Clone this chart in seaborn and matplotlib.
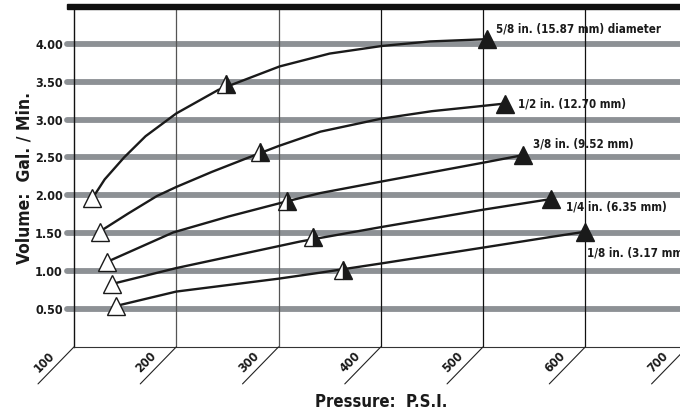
import matplotlib.pyplot as plt
import seaborn as sns
import pandas as pd
from matplotlib.patches import Rectangle

# nozzle sizes
sizes = ["5/8 in. (15.87 mm) diameter", "1/2 in. (12.70 mm)", "3/8 in. (9.52 mm)",
         "1/4 in. (6.35 mm)", "1/8 in. (3.17 mm)"]

psi_58 = [118, 130, 149, 170, 200, 241, 301, 350, 401, 448, 504]
gpm_58 = [1.96, 2.21, 2.50, 2.78, 3.08, 3.39, 3.70, 3.87, 3.97, 4.03, 4.06]

psi_12 = [125, 153, 181, 200, 235, 271, 300, 341, 400, 450, 500, 521]
gpm_12 = [1.52, 1.76, 1.99, 2.11, 2.31, 2.50, 2.65, 2.84, 3.01, 3.11, 3.18, 3.21]

psi_38 = [132, 197, 251, 308, 341, 400, 500, 539]
gpm_38 = [1.12, 1.51, 1.72, 1.92, 2.03, 2.18, 2.43, 2.53]

psi_14 = [137, 200, 321, 400, 500, 566]
gpm_14 = [0.83, 1.04, 1.39, 1.58, 1.81, 1.95]

psi_18 = [141, 200, 300, 341, 400, 500, 566, 600]
gpm_18 = [0.54, 0.73, 0.90, 0.98, 1.10, 1.31, 1.45, 1.52]

# half-filled markers in the middle of each curve
mid_psi = [249, 282, 308, 334, 363]
mid_gpm = [3.47, 2.57, 1.92, 1.45, 1.02]

y_ticks = [0.5, 1.0, 1.5, 2.0, 2.5, 3.0, 3.5, 4.0]
x_ticks = [100, 200, 300, 400, 500, 600, 700]

psi_lists = [psi_58, psi_12, psi_38, psi_14, psi_18]
gpm_lists = [gpm_58, gpm_12, gpm_38, gpm_14, gpm_18]

sns.set_style("white")
plt.rcParams['font.family'] = ['DejaVu Sans']
plt.rcParams['font.stretch'] = 'condensed'
plt.rcParams['font.weight'] = 'bold'

frames = []
for name, p, g in zip(sizes, psi_lists, gpm_lists):
    frames.append(pd.DataFrame({'psi': p, 'gpm': g, 'size': name}))
df = pd.concat(frames, ignore_index=True)

W, H = 680, 417
fig = plt.figure(figsize=(6.8, 4.17), dpi=100)
ax = fig.add_axes([74 / W, 1 - 346.9 / H, (W - 74) / W, (346.9 - 9) / H])

ink = '#1a1a1a'
sns.lineplot(data=df, x='psi', y='gpm', units='size', estimator=None, sort=False,
             color=ink, lw=1.7, ax=ax, zorder=3)

start_psi = [p[0] for p in psi_lists]
start_gpm = [g[0] for g in gpm_lists]
end_psi = [p[-1] for p in psi_lists]
end_gpm = [g[-1] for g in gpm_lists]
ax.plot(start_psi, start_gpm, '^', ms=13.5, mfc='white', mec=ink, mew=1, ls='none', zorder=4)
ax.plot(mid_psi, mid_gpm, '^', ms=13.5, fillstyle='right', mfc=ink, markerfacecoloralt='white',
        mec=ink, mew=1, ls='none', zorder=4)
ax.plot(end_psi, end_gpm, '^', ms=13.5, mfc=ink, mec=ink, mew=1, ls='none', zorder=4)

# curve labels beside the end markers
offsets = [(9, 10), (13, 0), (10, 11), (15, -8), (2, -21)]
for name, x, y, off in zip(sizes, end_psi, end_gpm, offsets):
    ax.annotate(name, xy=(x, y), xytext=off, textcoords='offset pixels',
                ha='left', va='center', fontsize=8.3, color=ink, annotation_clip=False)

# thick grey bands
for v in y_ticks:
    ax.axhline(v, xmin=-7 / 606, xmax=1, color='#8d9195', lw=4.2, clip_on=False, zorder=1)

for x in [200, 300]:
    ax.axvline(x, color='#555555', lw=0.9, zorder=2)
for x in [400, 500, 600]:
    ax.axvline(x, color='#111111', lw=0.9, zorder=2)

ax.set_xlim(100, 692.6)
ax.set_ylim(0, 4.458)
ax.set_xticks([])
ax.set_yticks(y_ticks)
ax.set_yticklabels([f"{v:.2f}" for v in y_ticks], fontsize=9, color=ink)
ax.tick_params(axis='y', length=0, pad=8)
ax.set_xlabel('')
ax.set_ylabel('')
for s in ['top', 'right']:
    ax.spines[s].set_visible(False)
ax.spines['left'].set_color('#111111')
ax.spines['left'].set_linewidth(1.0)
ax.spines['bottom'].set_color('#333333')
ax.spines['bottom'].set_linewidth(0.8)

# slanted tick marks with 45 degree labels
for x in x_ticks:
    ax.annotate('', xy=(x, 0), xytext=(-36, -37), textcoords='offset pixels',
                arrowprops=dict(arrowstyle='-', lw=0.8, color='#222222', shrinkA=0, shrinkB=0),
                annotation_clip=False)
    ax.annotate(str(x), xy=(x, 0), xytext=(-30, -15), textcoords='offset pixels',
                rotation=45, ha='center', va='center', fontsize=9, color=ink,
                annotation_clip=False)

# black bar along the top
fig.add_artist(Rectangle((67 / W, 1 - 9.3 / H), (W - 67) / W, 5.3 / H,
                         transform=fig.transFigure, color='#111111'))

fig.text(25 / W, 1 - 178 / H, "Volume:  Gal. / Min.", rotation=90, ha='center', va='center',
         fontsize=12.5, color=ink)
fig.text(381 / W, 1 - 401.7 / H, "Pressure:  P.S.I.", ha='center', va='center',
         fontsize=12, color=ink)

fig.savefig('out.png', dpi=100)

= = = = = = =

Required work → Copy the whole of the material above exactly, but not its images.

The reply →
Clone this chart in seaborn and matplotlib.
import matplotlib.pyplot as plt
import seaborn as sns
import pandas as pd
from matplotlib.patches import Rectangle

# nozzle sizes
sizes = ["5/8 in. (15.87 mm) diameter", "1/2 in. (12.70 mm)", "3/8 in. (9.52 mm)",
         "1/4 in. (6.35 mm)", "1/8 in. (3.17 mm)"]

psi_58 = [118, 130, 149, 170, 200, 241, 301, 350, 401, 448, 504]
gpm_58 = [1.96, 2.21, 2.50, 2.78, 3.08, 3.39, 3.70, 3.87, 3.97, 4.03, 4.06]

psi_12 = [125, 153, 181, 200, 235, 271, 300, 341, 400, 450, 500, 521]
gpm_12 = [1.52, 1.76, 1.99, 2.11, 2.31, 2.50, 2.65, 2.84, 3.01, 3.11, 3.18, 3.21]

psi_38 = [132, 197, 251, 308, 341, 400, 500, 539]
gpm_38 = [1.12, 1.51, 1.72, 1.92, 2.03, 2.18, 2.43, 2.53]

psi_14 = [137, 200, 321, 400, 500, 566]
gpm_14 = [0.83, 1.04, 1.39, 1.58, 1.81, 1.95]

psi_18 = [141, 200, 300, 341, 400, 500, 566, 600]
gpm_18 = [0.54, 0.73, 0.90, 0.98, 1.10, 1.31, 1.45, 1.52]

# half-filled markers in the middle of each curve
mid_psi = [249, 282, 308, 334, 363]
mid_gpm = [3.47, 2.57, 1.92, 1.45, 1.02]

y_ticks = [0.5, 1.0, 1.5, 2.0, 2.5, 3.0, 3.5, 4.0]
x_ticks = [100, 200, 300, 400, 500, 600, 700]

psi_lists = [psi_58, psi_12, psi_38, psi_14, psi_18]
gpm_lists = [gpm_58, gpm_12, gpm_38, gpm_14, gpm_18]

sns.set_style("white")
plt.rcParams['font.family'] = ['DejaVu Sans']
plt.rcParams['font.stretch'] = 'condensed'
plt.rcParams['font.weight'] = 'bold'

frames = []
for name, p, g in zip(sizes, psi_lists, gpm_lists):
    frames.append(pd.DataFrame({'psi': p, 'gpm': g, 'size': name}))
df = pd.concat(frames, ignore_index=True)

W, H = 680, 417
fig = plt.figure(figsize=(6.8, 4.17), dpi=100)
ax = fig.add_axes([74 / W, 1 - 346.9 / H, (W - 74) / W, (346.9 - 9) / H])

ink = '#1a1a1a'
sns.lineplot(data=df, x='psi', y='gpm', units='size', estimator=None, sort=False,
             color=ink, lw=1.7, ax=ax, zorder=3)

start_psi = [p[0] for p in psi_lists]
start_gpm = [g[0] for g in gpm_lists]
end_psi = [p[-1] for p in psi_lists]
end_gpm = [g[-1] for g in gpm_lists]
ax.plot(start_psi, start_gpm, '^', ms=13.5, mfc='white', mec=ink, mew=1, ls='none', zorder=4)
ax.plot(mid_psi, mid_gpm, '^', ms=13.5, fillstyle='right', mfc=ink, markerfacecoloralt='white',
        mec=ink, mew=1, ls='none', zorder=4)
ax.plot(end_psi, end_gpm, '^', ms=13.5, mfc=ink, mec=ink, mew=1, ls='none', zorder=4)

# curve labels beside the end markers
offsets = [(9, 10), (13, 0), (10, 11), (15, -8), (2, -21)]
for name, x, y, off in zip(sizes, end_psi, end_gpm, offsets):
    ax.annotate(name, xy=(x, y), xytext=off, textcoords='offset pixels',
                ha='left', va='center', fontsize=8.3, color=ink, annotation_clip=False)

# thick grey bands
for v in y_ticks:
    ax.axhline(v, xmin=-7 / 606, xmax=1, color='#8d9195', lw=4.2, clip_on=False, zorder=1)

for x in [200, 300]:
    ax.axvline(x, color='#555555', lw=0.9, zorder=2)
for x in [400, 500, 600]:
    ax.axvline(x, color='#111111', lw=0.9, zorder=2)

ax.set_xlim(100, 692.6)
ax.set_ylim(0, 4.458)
ax.set_xticks([])
ax.set_yticks(y_ticks)
ax.set_yticklabels([f"{v:.2f}" for v in y_ticks], fontsize=9, color=ink)
ax.tick_params(axis='y', length=0, pad=8)
ax.set_xlabel('')
ax.set_ylabel('')
for s in ['top', 'right']:
    ax.spines[s].set_visible(False)
ax.spines['left'].set_color('#111111')
ax.spines['left'].set_linewidth(1.0)
ax.spines['bottom'].set_color('#333333')
ax.spines['bottom'].set_linewidth(0.8)

# slanted tick marks with 45 degree labels
for x in x_ticks:
    ax.annotate('', xy=(x, 0), xytext=(-36, -37), textcoords='offset pixels',
                arrowprops=dict(arrowstyle='-', lw=0.8, color='#222222', shrinkA=0, shrinkB=0),
                annotation_clip=False)
    ax.annotate(str(x), xy=(x, 0), xytext=(-30, -15), textcoords='offset pixels',
                rotation=45, ha='center', va='center', fontsize=9, color=ink,
                annotation_clip=False)

# black bar along the top
fig.add_artist(Rectangle((67 / W, 1 - 9.3 / H), (W - 67) / W, 5.3 / H,
                         transform=fig.transFigure, color='#111111'))

fig.text(25 / W, 1 - 178 / H, "Volume:  Gal. / Min.", rotation=90, ha='center', va='center',
         fontsize=12.5, color=ink)
fig.text(381 / W, 1 - 401.7 / H, "Pressure:  P.S.I.", ha='center', va='center',
         fontsize=12, color=ink)

fig.savefig('out.png', dpi=100)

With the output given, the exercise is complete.